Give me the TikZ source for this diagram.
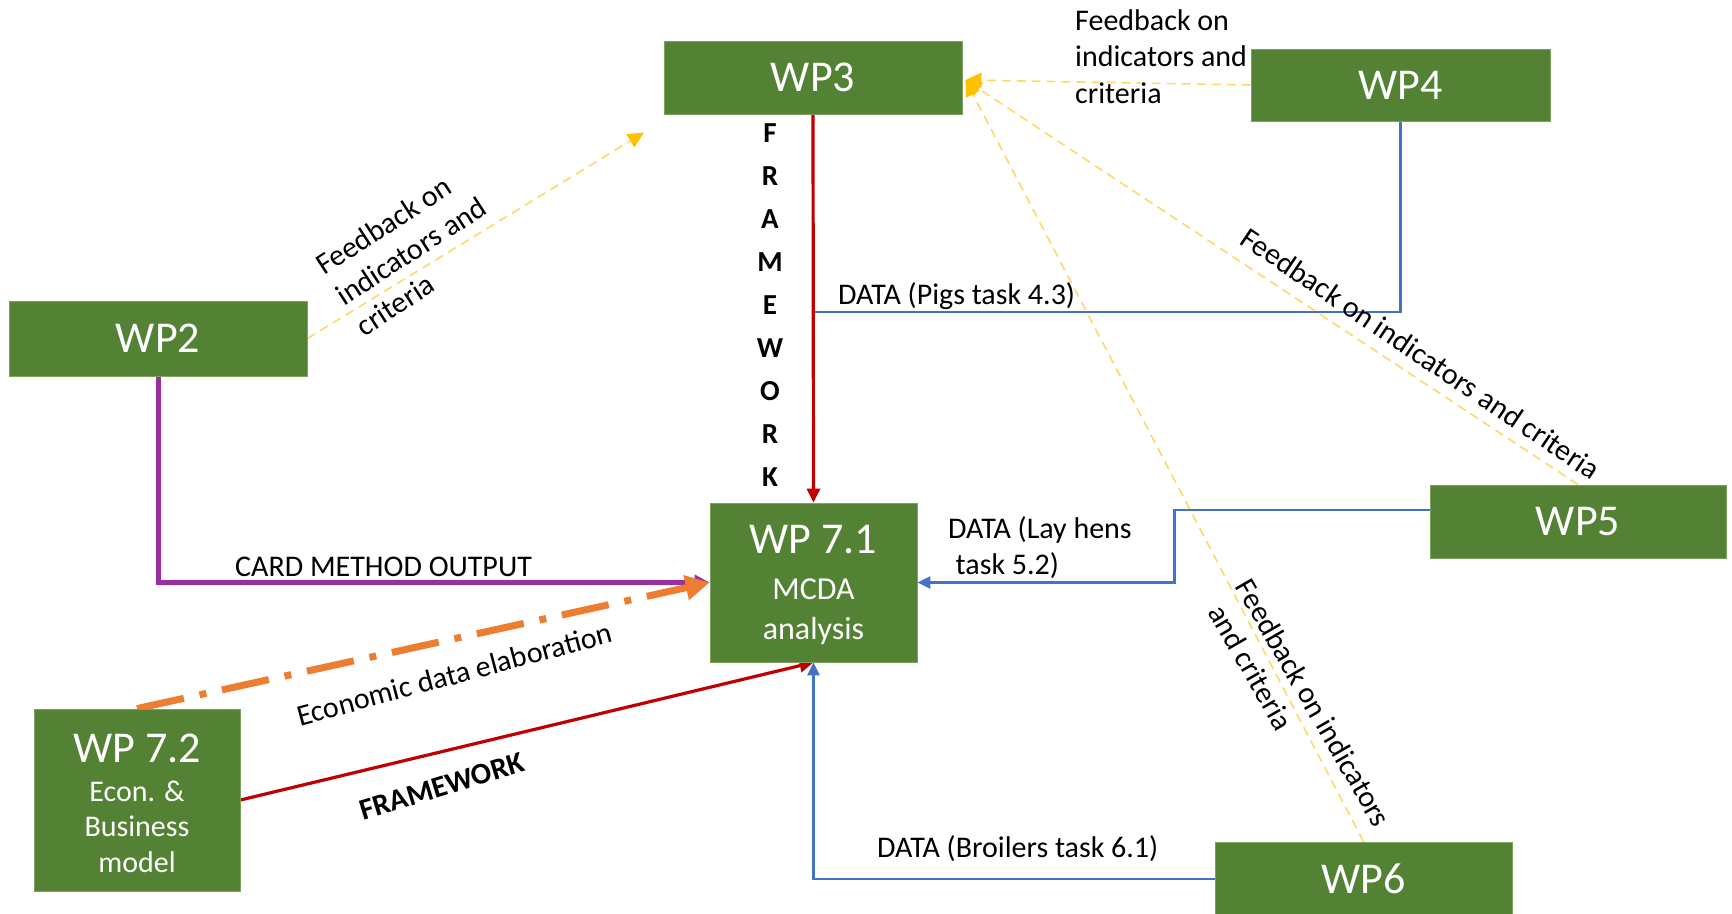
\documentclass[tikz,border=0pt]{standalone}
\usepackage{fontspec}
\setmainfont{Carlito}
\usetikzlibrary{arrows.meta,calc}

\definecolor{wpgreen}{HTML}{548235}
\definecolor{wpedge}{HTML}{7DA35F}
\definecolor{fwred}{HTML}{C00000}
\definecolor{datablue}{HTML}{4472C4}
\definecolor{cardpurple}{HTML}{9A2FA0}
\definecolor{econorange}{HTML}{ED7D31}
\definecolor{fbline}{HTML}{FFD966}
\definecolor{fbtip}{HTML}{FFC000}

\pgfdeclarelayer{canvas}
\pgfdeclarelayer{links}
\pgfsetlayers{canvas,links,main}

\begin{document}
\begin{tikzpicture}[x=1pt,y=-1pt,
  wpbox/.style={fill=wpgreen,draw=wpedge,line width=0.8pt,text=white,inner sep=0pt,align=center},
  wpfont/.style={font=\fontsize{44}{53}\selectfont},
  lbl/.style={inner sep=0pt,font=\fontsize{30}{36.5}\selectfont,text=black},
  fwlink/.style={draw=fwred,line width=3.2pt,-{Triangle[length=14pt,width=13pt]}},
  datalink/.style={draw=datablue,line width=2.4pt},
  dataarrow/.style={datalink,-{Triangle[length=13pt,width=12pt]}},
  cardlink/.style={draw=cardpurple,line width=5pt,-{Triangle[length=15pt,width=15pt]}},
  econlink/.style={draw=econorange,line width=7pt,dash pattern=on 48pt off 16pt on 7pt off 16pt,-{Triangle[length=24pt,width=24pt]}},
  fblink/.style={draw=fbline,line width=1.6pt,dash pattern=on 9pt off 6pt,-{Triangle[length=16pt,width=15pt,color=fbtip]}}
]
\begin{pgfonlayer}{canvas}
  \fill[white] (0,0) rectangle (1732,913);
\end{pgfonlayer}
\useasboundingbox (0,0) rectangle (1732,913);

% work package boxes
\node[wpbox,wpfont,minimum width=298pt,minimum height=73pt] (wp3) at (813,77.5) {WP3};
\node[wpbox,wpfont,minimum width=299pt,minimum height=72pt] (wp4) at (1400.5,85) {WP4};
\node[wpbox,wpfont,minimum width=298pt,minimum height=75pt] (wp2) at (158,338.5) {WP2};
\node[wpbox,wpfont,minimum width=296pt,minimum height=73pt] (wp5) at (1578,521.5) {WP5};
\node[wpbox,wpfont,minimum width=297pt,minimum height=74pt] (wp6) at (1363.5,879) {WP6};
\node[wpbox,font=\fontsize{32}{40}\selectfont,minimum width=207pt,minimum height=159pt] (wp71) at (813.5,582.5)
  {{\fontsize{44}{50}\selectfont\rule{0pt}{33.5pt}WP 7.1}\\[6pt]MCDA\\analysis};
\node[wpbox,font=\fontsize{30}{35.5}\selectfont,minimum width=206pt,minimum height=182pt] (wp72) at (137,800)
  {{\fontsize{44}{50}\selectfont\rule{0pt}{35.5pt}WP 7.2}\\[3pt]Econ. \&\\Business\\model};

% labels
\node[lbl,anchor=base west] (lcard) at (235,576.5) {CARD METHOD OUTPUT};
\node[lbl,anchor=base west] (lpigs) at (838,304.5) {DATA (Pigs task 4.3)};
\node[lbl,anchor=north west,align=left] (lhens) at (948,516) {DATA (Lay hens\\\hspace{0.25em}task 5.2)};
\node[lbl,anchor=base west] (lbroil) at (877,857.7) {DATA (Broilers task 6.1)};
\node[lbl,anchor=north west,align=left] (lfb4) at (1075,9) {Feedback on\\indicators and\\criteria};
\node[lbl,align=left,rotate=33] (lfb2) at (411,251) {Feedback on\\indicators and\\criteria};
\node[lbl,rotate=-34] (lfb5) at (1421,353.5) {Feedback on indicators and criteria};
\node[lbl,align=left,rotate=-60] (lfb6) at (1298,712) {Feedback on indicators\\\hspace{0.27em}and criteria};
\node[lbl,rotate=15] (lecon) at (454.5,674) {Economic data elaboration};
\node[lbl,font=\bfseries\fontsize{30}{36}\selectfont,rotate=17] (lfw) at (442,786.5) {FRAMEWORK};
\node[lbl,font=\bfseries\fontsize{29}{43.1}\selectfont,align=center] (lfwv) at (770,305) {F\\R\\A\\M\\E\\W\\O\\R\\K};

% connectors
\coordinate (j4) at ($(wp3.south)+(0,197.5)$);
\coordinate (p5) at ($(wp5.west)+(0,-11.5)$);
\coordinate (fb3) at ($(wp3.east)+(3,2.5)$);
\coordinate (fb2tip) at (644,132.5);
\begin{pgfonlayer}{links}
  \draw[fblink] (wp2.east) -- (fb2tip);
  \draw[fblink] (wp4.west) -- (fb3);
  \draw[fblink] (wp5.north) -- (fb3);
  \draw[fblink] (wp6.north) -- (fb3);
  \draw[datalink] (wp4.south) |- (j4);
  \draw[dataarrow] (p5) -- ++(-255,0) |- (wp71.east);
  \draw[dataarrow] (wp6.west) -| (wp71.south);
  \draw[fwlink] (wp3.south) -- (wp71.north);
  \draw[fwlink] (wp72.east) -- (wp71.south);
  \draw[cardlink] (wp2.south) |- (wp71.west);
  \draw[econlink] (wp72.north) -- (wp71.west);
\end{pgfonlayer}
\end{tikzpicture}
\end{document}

____________________

Do not include the images; transcribe the rest of the listing exactly.

■ **EXPECTED OUTPUT**:
Give me the TikZ source for this diagram.
\documentclass[tikz,border=0pt]{standalone}
\usepackage{fontspec}
\setmainfont{Carlito}
\usetikzlibrary{arrows.meta,calc}

\definecolor{wpgreen}{HTML}{548235}
\definecolor{wpedge}{HTML}{7DA35F}
\definecolor{fwred}{HTML}{C00000}
\definecolor{datablue}{HTML}{4472C4}
\definecolor{cardpurple}{HTML}{9A2FA0}
\definecolor{econorange}{HTML}{ED7D31}
\definecolor{fbline}{HTML}{FFD966}
\definecolor{fbtip}{HTML}{FFC000}

\pgfdeclarelayer{canvas}
\pgfdeclarelayer{links}
\pgfsetlayers{canvas,links,main}

\begin{document}
\begin{tikzpicture}[x=1pt,y=-1pt,
  wpbox/.style={fill=wpgreen,draw=wpedge,line width=0.8pt,text=white,inner sep=0pt,align=center},
  wpfont/.style={font=\fontsize{44}{53}\selectfont},
  lbl/.style={inner sep=0pt,font=\fontsize{30}{36.5}\selectfont,text=black},
  fwlink/.style={draw=fwred,line width=3.2pt,-{Triangle[length=14pt,width=13pt]}},
  datalink/.style={draw=datablue,line width=2.4pt},
  dataarrow/.style={datalink,-{Triangle[length=13pt,width=12pt]}},
  cardlink/.style={draw=cardpurple,line width=5pt,-{Triangle[length=15pt,width=15pt]}},
  econlink/.style={draw=econorange,line width=7pt,dash pattern=on 48pt off 16pt on 7pt off 16pt,-{Triangle[length=24pt,width=24pt]}},
  fblink/.style={draw=fbline,line width=1.6pt,dash pattern=on 9pt off 6pt,-{Triangle[length=16pt,width=15pt,color=fbtip]}}
]
\begin{pgfonlayer}{canvas}
  \fill[white] (0,0) rectangle (1732,913);
\end{pgfonlayer}
\useasboundingbox (0,0) rectangle (1732,913);

% work package boxes
\node[wpbox,wpfont,minimum width=298pt,minimum height=73pt] (wp3) at (813,77.5) {WP3};
\node[wpbox,wpfont,minimum width=299pt,minimum height=72pt] (wp4) at (1400.5,85) {WP4};
\node[wpbox,wpfont,minimum width=298pt,minimum height=75pt] (wp2) at (158,338.5) {WP2};
\node[wpbox,wpfont,minimum width=296pt,minimum height=73pt] (wp5) at (1578,521.5) {WP5};
\node[wpbox,wpfont,minimum width=297pt,minimum height=74pt] (wp6) at (1363.5,879) {WP6};
\node[wpbox,font=\fontsize{32}{40}\selectfont,minimum width=207pt,minimum height=159pt] (wp71) at (813.5,582.5)
  {{\fontsize{44}{50}\selectfont\rule{0pt}{33.5pt}WP 7.1}\\[6pt]MCDA\\analysis};
\node[wpbox,font=\fontsize{30}{35.5}\selectfont,minimum width=206pt,minimum height=182pt] (wp72) at (137,800)
  {{\fontsize{44}{50}\selectfont\rule{0pt}{35.5pt}WP 7.2}\\[3pt]Econ. \&\\Business\\model};

% labels
\node[lbl,anchor=base west] (lcard) at (235,576.5) {CARD METHOD OUTPUT};
\node[lbl,anchor=base west] (lpigs) at (838,304.5) {DATA (Pigs task 4.3)};
\node[lbl,anchor=north west,align=left] (lhens) at (948,516) {DATA (Lay hens\\\hspace{0.25em}task 5.2)};
\node[lbl,anchor=base west] (lbroil) at (877,857.7) {DATA (Broilers task 6.1)};
\node[lbl,anchor=north west,align=left] (lfb4) at (1075,9) {Feedback on\\indicators and\\criteria};
\node[lbl,align=left,rotate=33] (lfb2) at (411,251) {Feedback on\\indicators and\\criteria};
\node[lbl,rotate=-34] (lfb5) at (1421,353.5) {Feedback on indicators and criteria};
\node[lbl,align=left,rotate=-60] (lfb6) at (1298,712) {Feedback on indicators\\\hspace{0.27em}and criteria};
\node[lbl,rotate=15] (lecon) at (454.5,674) {Economic data elaboration};
\node[lbl,font=\bfseries\fontsize{30}{36}\selectfont,rotate=17] (lfw) at (442,786.5) {FRAMEWORK};
\node[lbl,font=\bfseries\fontsize{29}{43.1}\selectfont,align=center] (lfwv) at (770,305) {F\\R\\A\\M\\E\\W\\O\\R\\K};

% connectors
\coordinate (j4) at ($(wp3.south)+(0,197.5)$);
\coordinate (p5) at ($(wp5.west)+(0,-11.5)$);
\coordinate (fb3) at ($(wp3.east)+(3,2.5)$);
\coordinate (fb2tip) at (644,132.5);
\begin{pgfonlayer}{links}
  \draw[fblink] (wp2.east) -- (fb2tip);
  \draw[fblink] (wp4.west) -- (fb3);
  \draw[fblink] (wp5.north) -- (fb3);
  \draw[fblink] (wp6.north) -- (fb3);
  \draw[datalink] (wp4.south) |- (j4);
  \draw[dataarrow] (p5) -- ++(-255,0) |- (wp71.east);
  \draw[dataarrow] (wp6.west) -| (wp71.south);
  \draw[fwlink] (wp3.south) -- (wp71.north);
  \draw[fwlink] (wp72.east) -- (wp71.south);
  \draw[cardlink] (wp2.south) |- (wp71.west);
  \draw[econlink] (wp72.north) -- (wp71.west);
\end{pgfonlayer}
\end{tikzpicture}
\end{document}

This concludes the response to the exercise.